▸ **Exercise**
Transcribe exactly the lines from the one containing "What TikZ code" through the one containing "(0,0) rectangle (1280,720);", both included, and leave out any pictures.

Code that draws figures
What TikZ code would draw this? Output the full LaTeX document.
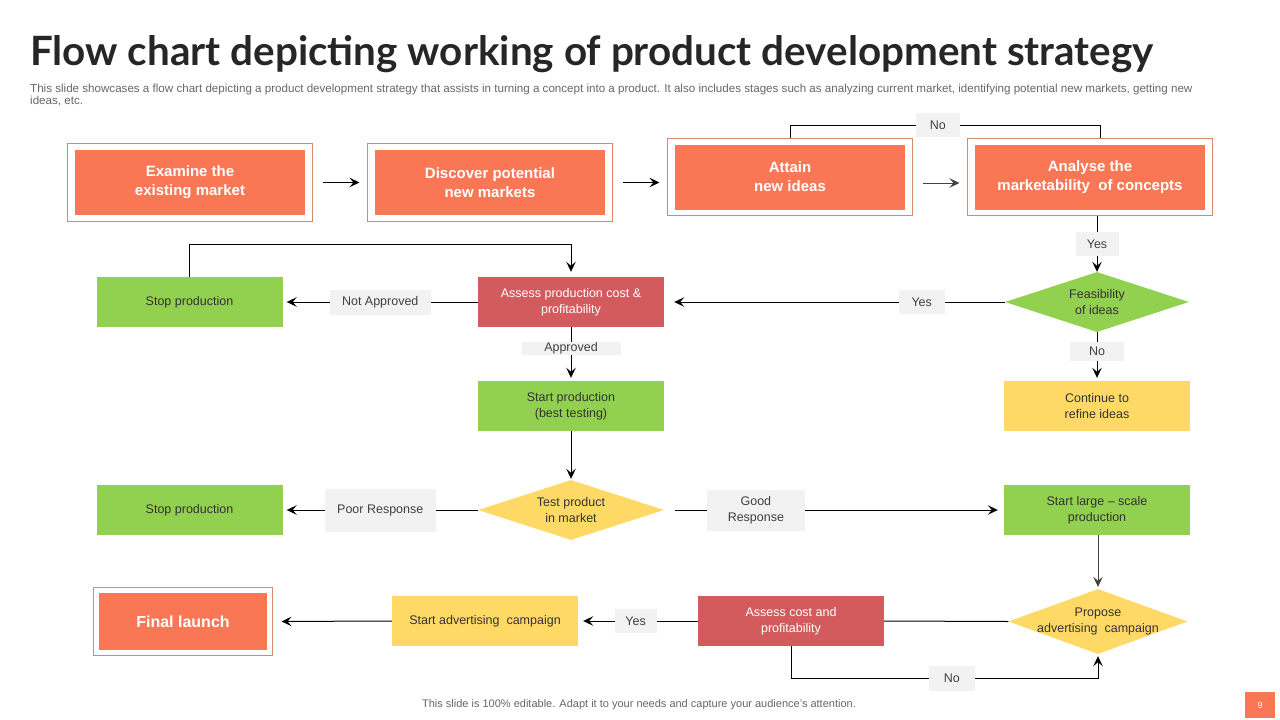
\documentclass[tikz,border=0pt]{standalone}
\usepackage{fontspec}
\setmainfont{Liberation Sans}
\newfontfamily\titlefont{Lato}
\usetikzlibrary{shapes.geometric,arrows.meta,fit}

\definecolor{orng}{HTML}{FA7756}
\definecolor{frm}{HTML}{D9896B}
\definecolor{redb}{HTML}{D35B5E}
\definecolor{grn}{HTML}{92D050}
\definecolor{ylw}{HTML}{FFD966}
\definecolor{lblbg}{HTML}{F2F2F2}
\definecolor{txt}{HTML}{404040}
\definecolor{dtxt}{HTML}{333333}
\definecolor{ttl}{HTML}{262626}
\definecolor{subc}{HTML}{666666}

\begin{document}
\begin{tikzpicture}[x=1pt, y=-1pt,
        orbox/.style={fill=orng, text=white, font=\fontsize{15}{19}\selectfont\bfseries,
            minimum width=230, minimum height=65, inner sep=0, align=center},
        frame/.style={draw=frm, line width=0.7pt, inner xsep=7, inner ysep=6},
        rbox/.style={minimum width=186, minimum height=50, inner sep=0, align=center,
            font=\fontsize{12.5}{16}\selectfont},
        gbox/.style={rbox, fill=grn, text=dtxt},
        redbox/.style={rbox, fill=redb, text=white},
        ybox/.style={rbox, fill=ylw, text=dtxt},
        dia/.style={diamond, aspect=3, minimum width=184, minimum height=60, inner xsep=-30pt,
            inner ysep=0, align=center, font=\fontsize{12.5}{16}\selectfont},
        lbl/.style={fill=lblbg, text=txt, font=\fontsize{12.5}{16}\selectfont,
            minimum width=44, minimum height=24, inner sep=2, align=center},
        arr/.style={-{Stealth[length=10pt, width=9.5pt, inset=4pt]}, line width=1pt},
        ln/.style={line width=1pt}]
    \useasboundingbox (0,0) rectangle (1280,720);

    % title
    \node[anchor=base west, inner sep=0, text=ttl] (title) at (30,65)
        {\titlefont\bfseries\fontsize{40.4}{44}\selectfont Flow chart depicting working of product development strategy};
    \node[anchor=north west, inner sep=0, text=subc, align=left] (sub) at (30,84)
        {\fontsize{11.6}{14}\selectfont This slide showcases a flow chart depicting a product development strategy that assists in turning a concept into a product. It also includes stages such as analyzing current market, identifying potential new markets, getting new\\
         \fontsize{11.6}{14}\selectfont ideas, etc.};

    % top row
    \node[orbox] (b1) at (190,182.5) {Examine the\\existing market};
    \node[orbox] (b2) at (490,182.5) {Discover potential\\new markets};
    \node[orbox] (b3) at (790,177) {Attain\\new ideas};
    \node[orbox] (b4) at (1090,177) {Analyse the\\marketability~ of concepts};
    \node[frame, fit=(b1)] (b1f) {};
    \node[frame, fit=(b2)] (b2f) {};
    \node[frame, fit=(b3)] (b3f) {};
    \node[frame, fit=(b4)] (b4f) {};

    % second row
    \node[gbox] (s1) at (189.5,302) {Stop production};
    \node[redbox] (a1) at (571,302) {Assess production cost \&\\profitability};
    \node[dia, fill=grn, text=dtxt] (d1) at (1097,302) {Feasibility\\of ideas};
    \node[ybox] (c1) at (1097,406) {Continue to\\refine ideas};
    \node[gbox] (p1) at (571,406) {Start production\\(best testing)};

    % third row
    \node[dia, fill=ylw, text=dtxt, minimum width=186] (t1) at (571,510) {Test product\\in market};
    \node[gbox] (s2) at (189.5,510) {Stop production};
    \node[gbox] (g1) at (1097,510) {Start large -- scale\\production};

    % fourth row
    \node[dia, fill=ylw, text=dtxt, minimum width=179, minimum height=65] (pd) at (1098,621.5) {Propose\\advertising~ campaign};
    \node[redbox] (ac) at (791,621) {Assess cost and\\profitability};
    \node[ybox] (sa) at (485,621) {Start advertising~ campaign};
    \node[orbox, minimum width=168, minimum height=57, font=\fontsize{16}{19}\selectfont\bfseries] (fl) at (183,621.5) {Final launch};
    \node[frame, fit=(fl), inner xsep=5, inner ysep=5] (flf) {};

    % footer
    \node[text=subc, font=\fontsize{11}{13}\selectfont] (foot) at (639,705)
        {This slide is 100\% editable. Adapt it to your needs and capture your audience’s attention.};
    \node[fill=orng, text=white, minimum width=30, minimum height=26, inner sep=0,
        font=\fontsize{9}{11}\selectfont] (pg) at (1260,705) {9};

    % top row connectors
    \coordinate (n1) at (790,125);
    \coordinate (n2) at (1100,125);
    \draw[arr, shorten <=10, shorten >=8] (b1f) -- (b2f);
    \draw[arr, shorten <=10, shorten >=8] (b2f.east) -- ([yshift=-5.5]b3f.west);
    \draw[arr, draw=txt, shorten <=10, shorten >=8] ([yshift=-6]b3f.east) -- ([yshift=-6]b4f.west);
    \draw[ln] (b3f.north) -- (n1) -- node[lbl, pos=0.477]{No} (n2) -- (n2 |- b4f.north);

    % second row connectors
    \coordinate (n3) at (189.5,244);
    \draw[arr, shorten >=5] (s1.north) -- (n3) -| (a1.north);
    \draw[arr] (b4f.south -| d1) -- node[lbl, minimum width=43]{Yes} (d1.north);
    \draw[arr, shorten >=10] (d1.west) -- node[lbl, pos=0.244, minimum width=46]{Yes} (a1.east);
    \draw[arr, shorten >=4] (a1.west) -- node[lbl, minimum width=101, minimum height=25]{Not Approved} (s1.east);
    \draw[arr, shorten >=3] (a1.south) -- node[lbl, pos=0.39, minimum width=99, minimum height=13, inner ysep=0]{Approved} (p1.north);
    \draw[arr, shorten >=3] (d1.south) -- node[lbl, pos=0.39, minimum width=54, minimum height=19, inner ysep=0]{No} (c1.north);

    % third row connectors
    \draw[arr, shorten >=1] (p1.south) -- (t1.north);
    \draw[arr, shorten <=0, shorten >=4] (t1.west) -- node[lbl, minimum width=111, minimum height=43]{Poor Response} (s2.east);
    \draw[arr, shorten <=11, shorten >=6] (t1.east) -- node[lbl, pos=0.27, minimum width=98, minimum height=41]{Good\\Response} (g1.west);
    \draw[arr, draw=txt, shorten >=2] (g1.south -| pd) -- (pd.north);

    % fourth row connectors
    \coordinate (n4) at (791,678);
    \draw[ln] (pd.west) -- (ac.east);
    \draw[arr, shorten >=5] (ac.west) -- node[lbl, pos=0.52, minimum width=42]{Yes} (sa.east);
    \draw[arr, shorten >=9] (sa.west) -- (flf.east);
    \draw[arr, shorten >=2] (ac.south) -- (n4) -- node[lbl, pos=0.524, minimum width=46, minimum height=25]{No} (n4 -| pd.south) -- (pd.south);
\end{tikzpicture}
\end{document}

* * *

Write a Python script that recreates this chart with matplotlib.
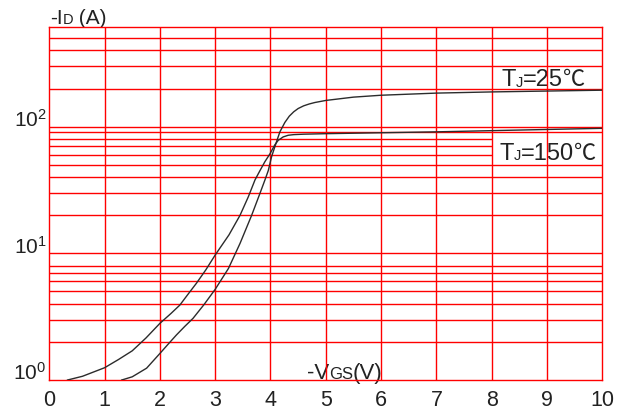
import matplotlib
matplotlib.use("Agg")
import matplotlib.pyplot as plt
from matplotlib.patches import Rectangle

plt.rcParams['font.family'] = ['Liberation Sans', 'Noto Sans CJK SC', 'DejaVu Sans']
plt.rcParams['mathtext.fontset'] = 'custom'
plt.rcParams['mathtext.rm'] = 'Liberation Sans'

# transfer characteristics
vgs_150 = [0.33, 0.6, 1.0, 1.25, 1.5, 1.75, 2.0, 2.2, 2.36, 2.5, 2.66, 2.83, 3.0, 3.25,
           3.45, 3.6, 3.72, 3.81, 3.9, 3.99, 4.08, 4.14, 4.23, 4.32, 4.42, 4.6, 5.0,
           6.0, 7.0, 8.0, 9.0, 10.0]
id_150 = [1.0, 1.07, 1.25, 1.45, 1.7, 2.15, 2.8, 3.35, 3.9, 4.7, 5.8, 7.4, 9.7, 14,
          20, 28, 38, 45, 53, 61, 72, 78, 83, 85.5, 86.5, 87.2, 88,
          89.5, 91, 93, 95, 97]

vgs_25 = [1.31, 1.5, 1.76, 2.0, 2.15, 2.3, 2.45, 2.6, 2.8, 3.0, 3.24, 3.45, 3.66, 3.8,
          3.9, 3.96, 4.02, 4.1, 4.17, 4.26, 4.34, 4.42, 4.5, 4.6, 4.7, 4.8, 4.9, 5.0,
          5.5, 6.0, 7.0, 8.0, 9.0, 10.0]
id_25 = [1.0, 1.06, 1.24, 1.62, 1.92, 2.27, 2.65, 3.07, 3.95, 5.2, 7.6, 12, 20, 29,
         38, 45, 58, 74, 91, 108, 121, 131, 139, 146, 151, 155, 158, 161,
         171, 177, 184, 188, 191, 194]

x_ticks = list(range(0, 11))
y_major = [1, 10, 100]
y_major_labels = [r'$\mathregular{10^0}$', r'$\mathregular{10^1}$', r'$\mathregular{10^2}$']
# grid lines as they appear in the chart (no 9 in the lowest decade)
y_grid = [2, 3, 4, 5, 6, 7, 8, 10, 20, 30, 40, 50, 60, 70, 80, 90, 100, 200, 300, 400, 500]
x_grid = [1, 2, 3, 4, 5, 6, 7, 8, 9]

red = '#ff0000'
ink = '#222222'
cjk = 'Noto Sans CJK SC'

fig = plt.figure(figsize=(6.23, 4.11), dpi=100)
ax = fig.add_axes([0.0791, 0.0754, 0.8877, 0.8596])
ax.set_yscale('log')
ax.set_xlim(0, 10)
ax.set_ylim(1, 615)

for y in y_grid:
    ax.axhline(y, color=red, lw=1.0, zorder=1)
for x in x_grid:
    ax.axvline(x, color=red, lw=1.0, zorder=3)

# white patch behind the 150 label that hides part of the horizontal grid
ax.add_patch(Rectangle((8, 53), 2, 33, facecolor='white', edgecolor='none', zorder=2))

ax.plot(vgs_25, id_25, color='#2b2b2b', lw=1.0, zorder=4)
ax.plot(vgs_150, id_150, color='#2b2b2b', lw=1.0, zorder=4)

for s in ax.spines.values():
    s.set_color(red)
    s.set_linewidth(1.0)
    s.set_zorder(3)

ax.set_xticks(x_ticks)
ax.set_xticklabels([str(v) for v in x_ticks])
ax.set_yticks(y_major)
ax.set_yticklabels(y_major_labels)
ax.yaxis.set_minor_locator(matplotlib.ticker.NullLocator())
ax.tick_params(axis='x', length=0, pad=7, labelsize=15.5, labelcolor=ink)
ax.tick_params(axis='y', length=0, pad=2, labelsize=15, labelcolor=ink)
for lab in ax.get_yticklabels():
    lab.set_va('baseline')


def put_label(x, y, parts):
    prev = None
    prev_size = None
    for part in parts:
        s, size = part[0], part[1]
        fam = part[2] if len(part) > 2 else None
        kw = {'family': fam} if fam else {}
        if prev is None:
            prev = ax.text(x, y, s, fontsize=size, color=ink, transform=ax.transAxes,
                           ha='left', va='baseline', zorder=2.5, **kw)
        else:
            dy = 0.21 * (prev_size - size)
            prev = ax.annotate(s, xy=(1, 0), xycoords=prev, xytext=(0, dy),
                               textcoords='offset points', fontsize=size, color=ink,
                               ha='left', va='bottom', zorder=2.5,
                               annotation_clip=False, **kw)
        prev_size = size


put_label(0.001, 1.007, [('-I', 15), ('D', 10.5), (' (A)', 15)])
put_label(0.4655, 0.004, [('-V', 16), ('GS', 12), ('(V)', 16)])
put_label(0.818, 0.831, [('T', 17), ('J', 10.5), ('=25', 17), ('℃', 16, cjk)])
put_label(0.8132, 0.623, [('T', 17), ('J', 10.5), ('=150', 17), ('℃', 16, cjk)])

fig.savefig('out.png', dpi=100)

▸ **Task answer**
What TikZ code would draw this? Output the full LaTeX document.
\documentclass[tikz,border=0pt]{standalone}
\usepackage{fontspec}
\setmainfont{Liberation Sans}
\newfontfamily\titlefont{Lato}
\usetikzlibrary{shapes.geometric,arrows.meta,fit}

\definecolor{orng}{HTML}{FA7756}
\definecolor{frm}{HTML}{D9896B}
\definecolor{redb}{HTML}{D35B5E}
\definecolor{grn}{HTML}{92D050}
\definecolor{ylw}{HTML}{FFD966}
\definecolor{lblbg}{HTML}{F2F2F2}
\definecolor{txt}{HTML}{404040}
\definecolor{dtxt}{HTML}{333333}
\definecolor{ttl}{HTML}{262626}
\definecolor{subc}{HTML}{666666}

\begin{document}
\begin{tikzpicture}[x=1pt, y=-1pt,
        orbox/.style={fill=orng, text=white, font=\fontsize{15}{19}\selectfont\bfseries,
            minimum width=230, minimum height=65, inner sep=0, align=center},
        frame/.style={draw=frm, line width=0.7pt, inner xsep=7, inner ysep=6},
        rbox/.style={minimum width=186, minimum height=50, inner sep=0, align=center,
            font=\fontsize{12.5}{16}\selectfont},
        gbox/.style={rbox, fill=grn, text=dtxt},
        redbox/.style={rbox, fill=redb, text=white},
        ybox/.style={rbox, fill=ylw, text=dtxt},
        dia/.style={diamond, aspect=3, minimum width=184, minimum height=60, inner xsep=-30pt,
            inner ysep=0, align=center, font=\fontsize{12.5}{16}\selectfont},
        lbl/.style={fill=lblbg, text=txt, font=\fontsize{12.5}{16}\selectfont,
            minimum width=44, minimum height=24, inner sep=2, align=center},
        arr/.style={-{Stealth[length=10pt, width=9.5pt, inset=4pt]}, line width=1pt},
        ln/.style={line width=1pt}]
    \useasboundingbox (0,0) rectangle (1280,720);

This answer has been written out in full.